Given Casspi's ability to play small forward and power forward and shoot the ball from the deep, you have to believe a playoff-bound team will try to sign him in the coming days.

The Clippers and Memphis Grizzlies, sources say, are among the teams that have expressed exploratory interest. The Grizzlies, in particular, appear to have an opening on the wing after Chandler Parsons was sadly ruled out for the rest of the season thanks to his own hard-luck meniscus tear in his left knee.

A few fun tidbits, via tireless ESPN research ace Micah Adams, about the Spurs' ridiculous run of 18 straight 50-win seasons:

  • The closest call to falling short of 50 occurred during the 2011-12 season, which, as you surely remember, was shortened to 66 games thanks to a lengthy lockout. The Spurs needed to finish that season with a 10-game winning streak to get to the big Five-Oh ... and naturally did.
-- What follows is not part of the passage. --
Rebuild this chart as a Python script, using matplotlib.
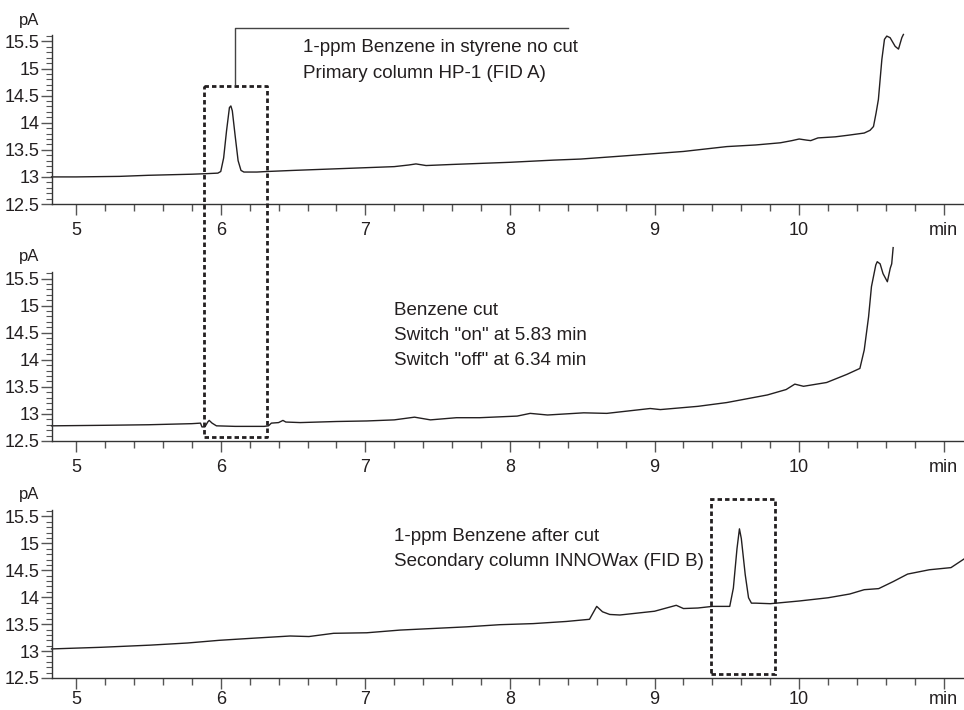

  • ‎The very first victory in this 18-season run came against Philadelphia on Nov. 2, 1999. Current ESPN analyst and longtime Spurs swingman Bruce Bowen played in that game ... for the Sixers.

  • Kawhi Leonard was 8 years old when the streak began./p

  • ‎The Clippers entered 2016-17 with the second-longest active streak of 50-win seasons ... albeit with just four.

  • Gregg Popovich has employed 137 players during these 18 seasons. Tim Duncan holds the record with 1,260 games played during the streak; Alex Scales ‎appeared in the fewest ... as in just one.

  • In yet another testament to the job R.C. Buford has done as Pop's trusty personnel ace: More than half of the Spurs' players in the past 18 seasons -- 56 percent -- were not first-round draft picks. Forty-three of them, furthermore, were undrafted.